The only person with whom she could relate to more comfortably in Antoine's circle is Antoine's perfume making relative Harold (Sergei Lopez) who instinctively told Alice that he too started out at grassroot level and like her, enjoys working with his hands. Like Alice, he  feels and approaches the world of things through his skin, his nose as a perfume maker and not just with his brain, as Agnés nor with his eyes, as Antoine. Harold takes Alice her to see a friend's rather abstract and conceptual artistic embroidery about some primitive tribe but it doesn't seem to resonate with Alice, who remains firmly attached to her realist trade-craft idea about her embroidery "work" or production.

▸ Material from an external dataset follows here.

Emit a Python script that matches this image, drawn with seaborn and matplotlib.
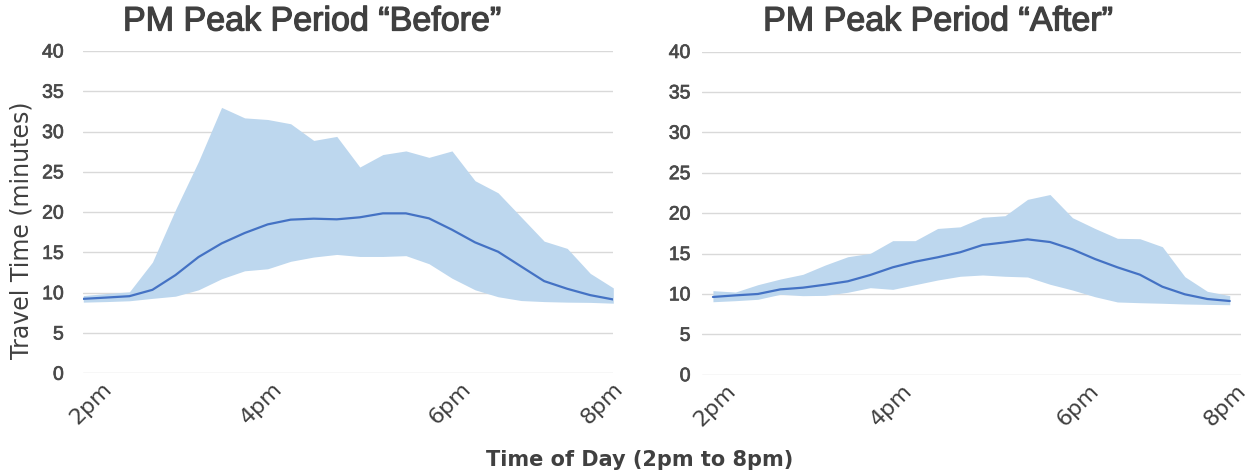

When the film ends, we find Alice, having left Antoine for about 3 years, rejoins him on the  beach in which they previously had such uninhibited and totally non-intellectual fun. She tells him that somehow she can't forget Antoine and Antoine also says he thinks of her some time too.  Will their love rekindle? If so, will such revived love be powerful enough to reduce that  invisible intellectual, artistic, personal, class and cultural distance and fill that yawning abyss which divided them in the past? Will she finally be able to find her place beside him, as an equal and not the subservient partner in a complex dominant-submissive male-female relationship? Could the female voice singing of a girl waiting for her lover to the tune of some simple folksong like strumming of the acoustic guitar as the screen fades at the final scene be Julie Lopes-Curval's hint of hope for happiness for Alice?